The MAC is there to detect alteration of the data you are interested in, i.e. the result of the decryption. So you have the following choice:
- either you compute HMAC over the plaintext data (i.e. before encryption when encrypting, after decryption when decrypting);
- or you compute the HMAC over the encrypted data itself (i.e. after encryption when encrypting, before decryption when decrypting).
In the second case, you have to include in the HMAC input everything that impacts the decryption process, i.e. not only the encryption result per se, but also the IV which was used for that encryption, and, if the overall protocol supports algorithm agility, you should also input the specification of the encryption algorithm (otherwise, an attacker could alter the header of your message to replace the tag which says "AES-256" with the tag which says "AES-128" and you would unknowingly decrypt with the wrong algorithm).
For security, the second choice (encrypt then MAC) is better; see this question on crypto.SE for details (to sum up, when the MAC is computed over the encrypted data, it cannot leak information about the plaintext data, and since it is verified before attempting decryption, it protects against chosen ciphertext attacks). SSL uses MAC-then-encrypt and it has been the source of a lot of issues (all the "padding oracle attacks" and also the so-called BEAST attack would have been avoided with encrypt-then-MAC).

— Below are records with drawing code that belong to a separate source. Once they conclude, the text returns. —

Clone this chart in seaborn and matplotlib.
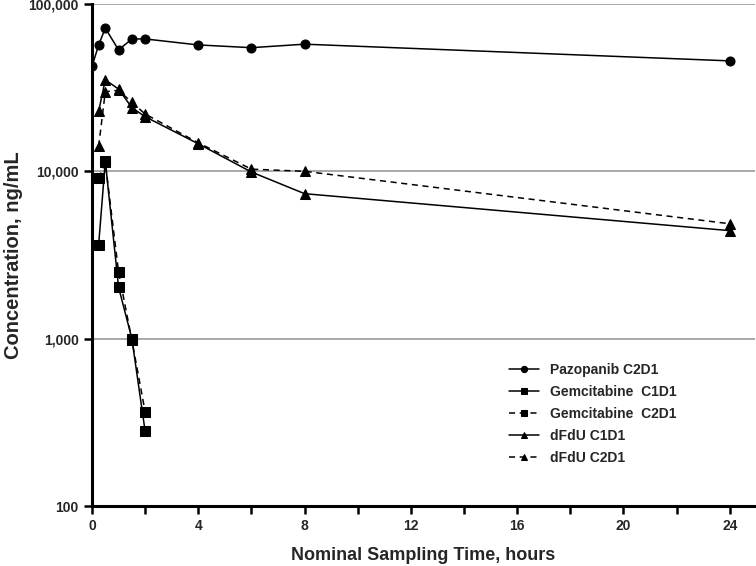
import numpy as np
import pandas as pd
import matplotlib
matplotlib.use("Agg")
import matplotlib.pyplot as plt
import seaborn as sns
from matplotlib.ticker import FixedLocator, FuncFormatter, NullLocator

# Time points (hours)
t_paz = [0, 0.25, 0.5, 1, 1.5, 2, 4, 6, 8, 24]
t_gem = [0.25, 0.5, 1, 1.5, 2]
t_dfdu = [0.25, 0.5, 1, 1.5, 2, 4, 6, 8, 24]

# Concentrations (ng/mL)
paz_c2d1 = [42300, 56900, 71700, 53100, 61800, 61800, 56900, 54800, 57500, 45700]
gem_c1d1 = [3640, 11500, 2030, 1000, 279]
gem_c2d1 = [9100, 11300, 2500, 980, 365]
dfdu_c1d1 = [22800, 35200, 31000, 24000, 21200, 14600, 9900, 7350, 4420]
dfdu_c2d1 = [14100, 29900, 30500, 25800, 22000, 14800, 10300, 10000, 4860]

labels = ["Pazopanib C2D1", "Gemcitabine  C1D1", "Gemcitabine  C2D1", "dFdU C1D1", "dFdU C2D1"]

sns.set_style("white")
plt.rcParams['font.family'] = ['Liberation Sans', 'DejaVu Sans']

frames = []
for lab, t, c in zip(labels, [t_paz, t_gem, t_gem, t_dfdu, t_dfdu],
                     [paz_c2d1, gem_c1d1, gem_c2d1, dfdu_c1d1, dfdu_c2d1]):
    frames.append(pd.DataFrame({'time': t, 'conc': c, 'series': lab}))
df = pd.concat(frames, ignore_index=True)

fig = plt.figure(figsize=(7.56, 5.66), dpi=100)
ax = fig.add_axes([0.1217, 0.106, 0.877, 0.887])

markers = {labels[0]: 'o', labels[1]: 's', labels[2]: 's', labels[3]: '^', labels[4]: '^'}
dashes = {labels[0]: '', labels[1]: '', labels[2]: (4, 3), labels[3]: '', labels[4]: (4, 3)}

sns.lineplot(data=df, x='time', y='conc', hue='series', style='series',
             markers=markers, dashes=dashes, palette=['black'] * 5,
             hue_order=labels, style_order=labels,
             markersize=6.5, markeredgecolor='black', linewidth=1.1, ax=ax)

ax.set_yscale('log')
ax.set_ylim(100, 100000)
ax.set_xlim(0, 24.95)

ax.yaxis.set_major_locator(FixedLocator([100, 1000, 10000, 100000]))
ax.yaxis.set_minor_locator(NullLocator())
ax.yaxis.set_major_formatter(FuncFormatter(lambda v, p: f"{int(v):,}"))
ax.xaxis.set_major_locator(FixedLocator([0, 4, 8, 12, 16, 20, 24]))
ax.xaxis.set_minor_locator(FixedLocator([2, 6, 10, 14, 18, 22]))

ax.grid(axis='y', which='major', color='#999999', linewidth=1.2)
ax.set_axisbelow(True)

for s in ['top', 'right']:
    ax.spines[s].set_visible(False)
for s in ['left', 'bottom']:
    ax.spines[s].set_linewidth(2.2)
    ax.spines[s].set_color('black')

ax.tick_params(axis='both', which='major', direction='out', length=6, width=1.8,
               labelsize=10, color='black', left=True, bottom=True)
ax.tick_params(axis='x', which='minor', direction='out', length=6, width=1.8,
               color='black', bottom=True)
for lbl in ax.get_xticklabels() + ax.get_yticklabels():
    lbl.set_fontweight('bold')

ax.set_xlabel('Nominal Sampling Time, hours', fontsize=13, fontweight='bold', labelpad=10)
ax.set_ylabel('Concentration, ng/mL', fontsize=14.5, fontweight='bold', labelpad=4)

leg = ax.legend(loc='upper left', bbox_to_anchor=(0.62, 0.296), frameon=False,
                prop={'weight': 'bold', 'size': 10}, handlelength=2.2,
                labelspacing=0.58, borderaxespad=0)
for h in leg.legend_handles:
    h.set_markersize(4.5)

fig.savefig('out.png', dpi=100)
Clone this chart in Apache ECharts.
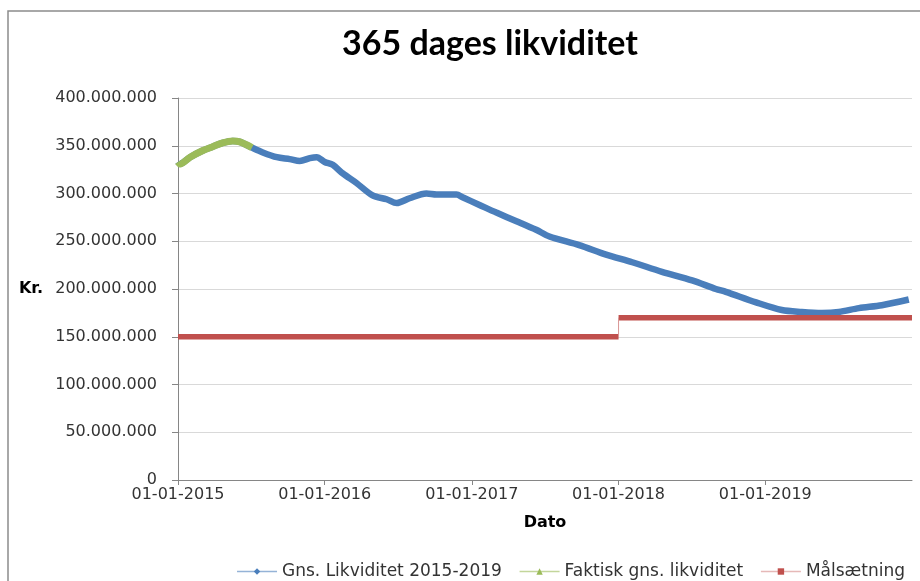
<!DOCTYPE html>
<html>
<head>
<meta charset="utf-8">
<script src="https://cdn.jsdelivr.net/npm/echarts@6/dist/echarts.min.js"></script>
<style>
  html, body { margin: 0; padding: 0; background: #ffffff; }
  #chart { width: 920px; height: 581px; }
</style>
</head>
<body>
<div id="chart"></div>
<script>
// Gns. Likviditet 2015-2019
const avgDates = [
  '2015-01-01', '2015-01-06', '2015-01-31', '2015-03-04', '2015-03-28', '2015-04-22',
  '2015-05-17', '2015-06-04', '2015-07-04', '2015-07-31', '2015-09-04', '2015-10-06',
  '2015-10-31', '2015-11-25', '2015-12-12', '2016-01-01', '2016-01-21', '2016-02-15',
  '2016-03-20', '2016-04-29', '2016-06-03', '2016-06-28', '2016-07-30', '2016-09-10',
  '2016-10-05', '2016-11-24', '2016-12-09', '2017-01-20', '2017-03-03', '2017-04-22',
  '2017-06-10', '2017-07-13', '2017-09-25', '2017-12-01', '2018-02-04', '2018-04-19',
  '2018-07-03', '2018-08-31', '2018-09-25', '2018-12-09', '2019-02-11', '2019-04-02',
  '2019-05-22', '2019-07-03', '2019-08-22', '2019-10-18', '2019-12-24'
]
const avgValues = [
  333e6, 331e6, 338e6, 345e6, 349e6, 353e6,
  355e6, 354e6, 348e6, 343e6, 338e6, 336e6,
  334e6, 337e6, 338e6, 333e6, 330e6, 321e6,
  311e6, 298e6, 294e6, 290e6, 295e6, 300e6,
  299e6, 299e6, 296e6, 288e6, 280e6, 271e6,
  262e6, 255e6, 246e6, 236e6, 228e6, 218e6,
  209e6, 200e6, 197e6, 186e6, 178e6, 176e6,
  175e6, 176e6, 180e6, 183e6, 189e6
]

// Faktisk gns. likviditet
const actualDates = [
  '2015-01-01', '2015-01-06', '2015-01-31', '2015-03-04', '2015-03-28',
  '2015-04-22', '2015-05-17', '2015-06-04', '2015-07-04'
]
const actualValues = [333e6, 331e6, 338e6, 345e6, 349e6, 353e6, 355e6, 354e6, 348e6]

// Målsætning (step at 01-01-2018)
const targetDates = ['2015-01-01', '2018-01-01', '2018-01-01', '2020-01-01']
const targetValues = [150e6, 150e6, 170e6, 170e6]

const xMin = '2015-01-01'
const xMax = '2020-01-01'

const BLUE = '#4a7ebb'
const GREEN = '#9bbb59'
const RED = '#c0504d'
const TXT = '#333333'
const FONT = 'DejaVu Sans'

function fmtKr(v) {
  return String(v).replace(/\B(?=(\d{3})+(?!\d))/g, '.')
}

const avgData = avgDates.map((d, i) => [d, avgValues[i]])
const actualData = actualDates.map((d, i) => [d, actualValues[i]])
// thick segments with a gap at the step, plus a thin connector
const targetSteps = [
  [targetDates[0], targetValues[0]],
  [targetDates[1], targetValues[1]],
  [targetDates[1], '-'],
  [targetDates[2], targetValues[2]],
  [targetDates[3], targetValues[3]],
]
const targetJoin = [
  [targetDates[1], targetValues[1]],
  [targetDates[2], targetValues[2]],
]

const chart = echarts.init(document.getElementById('chart'), null, { renderer: 'canvas' })

chart.setOption({
  backgroundColor: '#ffffff',
  animation: false,
  textStyle: { fontFamily: FONT },
  title: {
    text: '365 dages likviditet',
    left: 485,
    top: 22,
    textAlign: 'center',
    textStyle: { fontFamily: 'Lato', fontWeight: 'bold', fontSize: 34, color: '#000000' },
  },
  graphic: [
    {
      type: 'rect',
      shape: { x: 8, y: 11, width: 940, height: 620 },
      style: { fill: 'none', stroke: '#8c8c8c', lineWidth: 1.5 },
      silent: true,
      z: -1,
    },
  ],
  grid: { left: 178, right: 8, top: 98, bottom: 101, containLabel: false },
  legend: {
    right: 10,
    top: 558,
    itemWidth: 40,
    itemHeight: 8,
    itemGap: 17,
    textStyle: { fontFamily: FONT, fontSize: 17, color: TXT },
    data: [
      { name: 'Gns. Likviditet 2015-2019', lineStyle: { color: '#95b3d7', width: 1.5 }, itemStyle: { color: BLUE } },
      { name: 'Faktisk gns. likviditet', lineStyle: { color: '#c3d69b', width: 1.5 }, itemStyle: { color: GREEN } },
      { name: 'Målsætning', lineStyle: { color: '#e6b9b8', width: 1.5 }, itemStyle: { color: RED } },
    ],
  },
  xAxis: {
    type: 'time',
    min: xMin,
    max: xMax,
    splitNumber: 5,
    name: 'Dato',
    nameLocation: 'middle',
    nameGap: 35,
    nameTextStyle: { fontFamily: FONT, fontWeight: 'bold', fontSize: 16, color: '#000000' },
    axisLine: { lineStyle: { color: '#868686', width: 1 } },
    axisTick: { show: true, length: 5, lineStyle: { color: '#868686' } },
    minorTick: { show: false },
    splitLine: { show: false },
    axisLabel: {
      fontFamily: FONT,
      fontSize: 16,
      color: TXT,
      margin: 7,
      showMinLabel: true,
      formatter: (v) => (new Date(v).getFullYear() >= 2020 ? '' : echarts.time.format(v, '{dd}-{MM}-{yyyy}', false)),
    },
  },
  yAxis: {
    type: 'value',
    min: 0,
    max: 400000000,
    interval: 50000000,
    name: 'Kr.',
    nameLocation: 'middle',
    nameRotate: 0,
    nameGap: 135,
    nameTextStyle: { fontFamily: FONT, fontWeight: 'bold', fontSize: 16, color: '#000000' },
    axisLine: { show: true, lineStyle: { color: '#868686', width: 1 } },
    axisTick: { show: true, length: 6, lineStyle: { color: '#868686' } },
    splitLine: { lineStyle: { color: '#d9d9d9', width: 1 } },
    axisLabel: { fontFamily: FONT, fontSize: 16, color: TXT, margin: 21, formatter: fmtKr },
  },
  series: [
    {
      name: 'Gns. Likviditet 2015-2019',
      type: 'line',
      data: avgData,
      symbol: 'diamond',
      showSymbol: false,
      smooth: 0.3,
      lineStyle: { color: BLUE, width: 6.5 },
      itemStyle: { color: BLUE },
      z: 2,
    },
    {
      name: 'Faktisk gns. likviditet',
      type: 'line',
      data: actualData,
      symbol: 'triangle',
      showSymbol: false,
      smooth: 0.3,
      lineStyle: { color: GREEN, width: 7 },
      itemStyle: { color: GREEN },
      z: 3,
    },
    {
      name: 'Målsætning',
      type: 'line',
      data: targetSteps,
      symbol: 'rect',
      showSymbol: false,
      connectNulls: false,
      lineStyle: { color: RED, width: 5.5 },
      itemStyle: { color: RED },
      z: 4,
    },
    {
      name: 'Målsætning',
      type: 'line',
      data: targetJoin,
      symbol: 'rect',
      showSymbol: false,
      lineStyle: { color: '#d99694', width: 1 },
      itemStyle: { color: RED },
      z: 4,
    },
  ],
})
</script>
</body>
</html>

As for the keys, ideally, the encryption key and the MAC key should be derived from a master key with a PRF. In plain words: hash your master key K with SHA-512; the first half of the result will be the encryption key, the second half will be the key for HMAC.
But, really, you should use EAX or GCM. They do everything correctly and (that's an important point) they have very light requirements on IV selection: they just need a non-repeating IV, hence can use a simple counter, whereas handmade CTR needs non-overlapping IV ranges (an IV with uniform random selection is correct, but randomness is a hard requirement)(and CBC is even worse, it needs unpredictable randomness). The only justification for not using EAX or GCM in a new system (where you are not constrained with backward compatibility) is a possibly non-availability of an EAX or GCM implementation. I would argue that, even in this case, it would be better to retrofit some AES-ECB code into an EAX implementation.